I have seen a similar phenomenon in the church. When I visit with people and ask them about their Bible reading they often look and sound guilty. Comments include: “I need to get back to that.” “I just need to be more committed.” “I really need to do a better job.” However, when I ask why they don’t read the answer is almost always the same: “I don’t know.”

I certainly don’t know the precise reason, however, I have a hunch that it is somewhere between what Jacobs observes and what I concluded about my lack of devotion to the Omaha newspaper: we don’t delight in the Bible. We just scan it for information we don’t drink it in and digest it.

5. Union University's C. Ben Mitchell reflects on the growing trend toward commodification of education and why a relational approach is necessary:

“As low as $157 per month!” What does that sound like to you? An ad for a used car? A pitch for a new sofa? No, it’s a recent advertisement for college courses at an institution of higher learning. The ad reeks of crass commercialism and turns education into a commodity like bathroom tile or truck tires. But education — at least education worthy of the name — is not a commodity.

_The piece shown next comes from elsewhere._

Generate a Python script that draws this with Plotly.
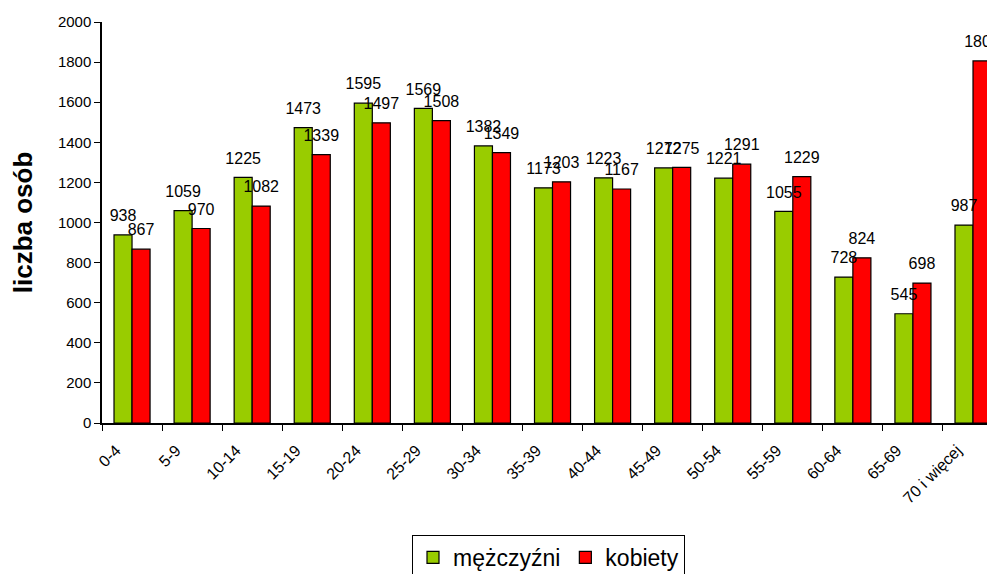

Think about what our elementary and secondary school teachers do every day. They aren’t just teaching lesson plans, they are shaping, forming and molding entire generations of future citizens. What’s that worth? Chances are, among their students is a future physician, nurse, firefighter, college professor, judge, or mayor. Teachers invest themselves in the lives of their students far more than their time in the classroom might suggest. They give their energy, imagination, gifts, talents, resources, and skills to their students. And more often than not they give their love, care, and their very selves to ensure that those under their charge not only get correct answers on exams, but, as much as possible, flourish as human beings. How much is that worth per month? Treating education like laundry detergent, pickled pig’s feet, or other consumables trivializes what teachers do.